Cue fellow Scot Bobby Gillespie, who was in the middle of forming Primal Scream. By chance he heard the band’s first demo tape and was blown away. The men bonded over music and attitude, and crucially, The Jesus and Mary Chain got a London gig thanks to Gillespie knowing Alan McGee (they were school friends). They were duly signed to McGee’s Creation Records and first single Upside Down became a massive success on the indie chart.
By the time the band came to record Psychocandy they had been signed to Blanco y Negro (a WEA owned label) and had sacked original drummer Murray Dalglish with Gillespie stepping in to replace him. His limited drumming abilities (“I’m not a fucking drummer”) considered less important than passion and an understanding of the music.
Psychocandy brought to the mid-’80s an influential mix of leather-trousered rock (The Stooges), lo-fi attitude (Velvet Underground) and sixties production (Phil Spector). Although renowned for the noise and feedback element of their recordings, the pop sensibility of many of the songs are there for those who care to look. Just Like Honey, The Hardest Walk, Cut Dead are all superb indie-pop and the feedback-free acoustic radio sessions on disc two of this deluxe edition serve to underline the song-writing credentials of the Reid brothers. That said, they could also be pointlessly shouty when they wanted to be. See outtake Jesus Fuck as a good example.

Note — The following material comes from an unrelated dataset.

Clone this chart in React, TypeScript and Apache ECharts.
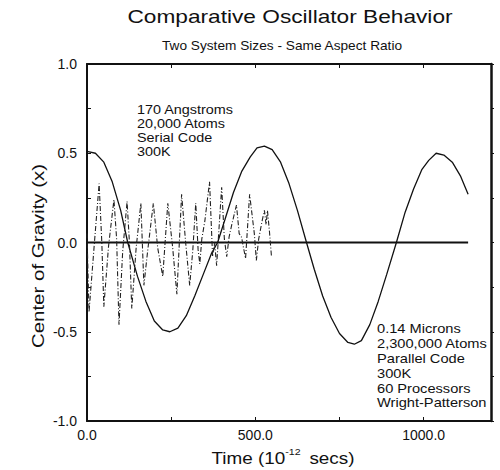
import React, { useEffect, useRef } from "react";
import * as echarts from "echarts";

const bigTime = [0, 25, 50, 75, 100, 121, 150, 175, 200, 225, 246, 270, 295, 320, 345, 370, 388, 410, 435, 460, 485, 505, 527, 550, 575, 600, 625, 652, 675, 700, 725, 750, 775, 794, 815, 840, 865, 890, 919, 945, 970, 995, 1015, 1037, 1060, 1085, 1110, 1132];
const bigValue = [0.51, 0.5, 0.45, 0.34, 0.18, 0.0, -0.19, -0.33, -0.44, -0.49, -0.5, -0.48, -0.41, -0.3, -0.18, -0.06, 0.0, 0.13, 0.28, 0.4, 0.48, 0.53, 0.54, 0.52, 0.45, 0.33, 0.18, 0.0, -0.15, -0.3, -0.42, -0.51, -0.56, -0.57, -0.55, -0.46, -0.33, -0.18, 0.0, 0.17, 0.3, 0.41, 0.46, 0.5, 0.49, 0.45, 0.37, 0.27];

const fastTime = [0, 6, 20, 36, 44, 50, 64, 80, 88, 95, 106, 119, 126, 133, 146, 160, 169, 180, 197, 210, 225, 240, 254, 267, 281, 293, 305, 314, 323, 330, 335, 341, 350, 364, 373, 379, 385, 400, 408, 415, 422, 430, 444, 452, 459, 471, 483, 497, 503, 510, 520, 527, 532, 536, 542, 548];
const fastValue = [0.05, -0.39, -0.05, 0.33, 0.0, -0.36, -0.02, 0.24, 0.02, -0.46, -0.05, 0.23, 0.0, -0.37, -0.03, 0.22, -0.24, -0.05, 0.22, -0.03, -0.19, 0.22, -0.02, -0.29, 0.27, 0.0, -0.24, -0.05, 0.22, -0.04, -0.12, 0.02, 0.12, 0.34, -0.08, 0.0, -0.13, 0.31, 0.02, -0.08, 0.03, 0.1, 0.21, 0.05, 0.03, -0.09, 0.27, 0.05, -0.1, 0.02, 0.12, 0.18, 0.1, 0.18, 0.06, -0.08];

const zeroTime = [0, 1132];
const zeroValue = [0, 0];

const xTickLabels = ["0.0", "500.0", "1000.0"];
const yTickLabels = ["-1.0", "-0.5", "0.0", "0.5", "1.0"];

const smallLabel = ["170 Angstroms", "20,000 Atoms", "Serial Code", "300K"];
const largeLabel = ["0.14 Microns", "2,300,000 Atoms", "Parallel Code", "300K", "60 Processors", "Wright-Patterson"];

const FONT = "'Liberation Sans', Arial, Helvetica, sans-serif";
const INK = "#111";

const zip = (a: number[], b: number[]) => a.map((t, i) => [t, b[i]]);

export default function App() {
  const ref = useRef<HTMLDivElement>(null);
  useEffect(() => {
    if (!ref.current) return;
    const chart = echarts.init(ref.current, null, { renderer: "svg" });
    const xLabel = (v: number) => {
      if (v % 500 !== 0) return "";
      return xTickLabels[v / 500] ?? "";
    };
    const yLabel = (v: number) => {
      const r = Math.round(v * 100) / 100;
      if (Math.abs((r * 2) % 1) > 1e-6) return "";
      return yTickLabels[Math.round(r * 2) + 2] ?? "";
    };
    const axisLine = { show: true, onZero: false, lineStyle: { color: INK, width: 2 } };
    const tickIn = { show: true, inside: true, length: 4, lineStyle: { color: INK, width: 1 } };
    chart.setOption({
      animation: false,
      backgroundColor: "#fff",
      grid: { left: 87, right: 9, top: 64, bottom: 49, containLabel: false },
      xAxis: [
        {
          type: "value",
          min: 0,
          max: 1200,
          interval: 250,
          axisLine,
          axisTick: tickIn,
          splitLine: { show: false },
          axisLabel: { formatter: xLabel, color: INK, fontFamily: FONT, fontSize: 14, margin: 7, showMaxLabel: false },
        },
        {
          type: "value",
          position: "top",
          min: 0,
          max: 1200,
          interval: 250,
          axisLine,
          axisTick: tickIn,
          splitLine: { show: false },
          axisLabel: { show: false },
        },
      ],
      yAxis: [
        {
          type: "value",
          min: -1,
          max: 1,
          interval: 0.25,
          axisLine,
          axisTick: tickIn,
          splitLine: { show: false },
          axisLabel: { formatter: yLabel, color: INK, fontFamily: FONT, fontSize: 14, margin: 10 },
        },
        {
          type: "value",
          position: "right",
          min: -1,
          max: 1,
          interval: 0.25,
          axisLine: { show: true, onZero: false, lineStyle: { color: INK, width: 2.5 } },
          axisTick: { show: true, inside: false, length: 3, lineStyle: { color: INK, width: 1 } },
          splitLine: { show: false },
          axisLabel: { show: false },
        },
      ],
      series: [
        {
          type: "line",
          data: zip(zeroTime, zeroValue),
          symbol: "none",
          lineStyle: { color: INK, width: 2 },
          silent: true,
        },
        {
          type: "line",
          data: zip(bigTime, bigValue),
          symbol: "none",
          lineStyle: { color: INK, width: 1.3 },
        },
        {
          type: "line",
          data: zip(fastTime, fastValue),
          symbol: "none",
          lineStyle: { color: "#222", width: 1.1, type: [5, 2, 1, 2] },
        },
      ],
      graphic: [
        {
          type: "text",
          x: 290,
          y: 16,
          scaleX: 1.26,
          style: { text: "Comparative Oscillator Behavior", font: `18px ${FONT}`, fill: INK, textAlign: "center", textVerticalAlign: "middle" },
        },
        {
          type: "text",
          x: 282,
          y: 46,
          scaleX: 1.14,
          style: { text: "Two System Sizes - Same Aspect Ratio", font: `12px ${FONT}`, fill: INK, textAlign: "center", textVerticalAlign: "middle" },
        },
        {
          type: "text",
          x: 137,
          y: 103,
          scaleX: 1.2,
          style: { text: smallLabel.join("\n"), font: `12px ${FONT}`, lineHeight: 14, fill: INK, textAlign: "left", textVerticalAlign: "top" },
        },
        {
          type: "text",
          x: 377,
          y: 322,
          scaleX: 1.22,
          style: { text: largeLabel.join("\n"), font: `12px ${FONT}`, lineHeight: 14.8, fill: INK, textAlign: "left", textVerticalAlign: "top" },
        },
        {
          type: "text",
          x: 38,
          y: 256,
          rotation: Math.PI / 2,
          scaleX: 1.28,
          style: { text: "Center of Gravity (x)", font: `16px ${FONT}`, fill: INK, textAlign: "center", textVerticalAlign: "middle" },
        },
        {
          type: "text",
          x: 283,
          y: 457,
          scaleX: 1.18,
          style: {
            text: "{a|Time (10}{s|-12}{a| secs)}",
            textAlign: "center",
            textVerticalAlign: "middle",
            rich: {
              a: { fontSize: 16, fontFamily: FONT, fill: INK, color: INK, lineHeight: 20, verticalAlign: "bottom" },
              s: { fontSize: 9, fontFamily: FONT, fill: INK, color: INK, lineHeight: 20, verticalAlign: "top", padding: [0, 3, 0, 0] },
            },
          },
        },
      ],
    });
    return () => chart.dispose();
  }, []);
  return <div ref={ref} style={{ position: "absolute", left: 0, top: 0, width: 500, height: 470 }} />;
}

This deluxe edition gathers together most of the essential elements of these early years. The first disc includes all the appropriate b-sides, while the CD 2 contains a mixture of unreleased radio sessions, demos and outtakes. A couple of these demos appeared on the 2008 box set The Power of Negative Thinking but most are previously unreleased. Given that these are the original portastudios demos they are predictably rough with drum machine backing, but nonetheless historically significant – the demos of Never Understand and Upside Down were what persuaded Alan McGee to give them a gig. McGee’s first independent single with the band (Upside Down) is also included with the Vegetable Man, the Syd Barrett penned b-side.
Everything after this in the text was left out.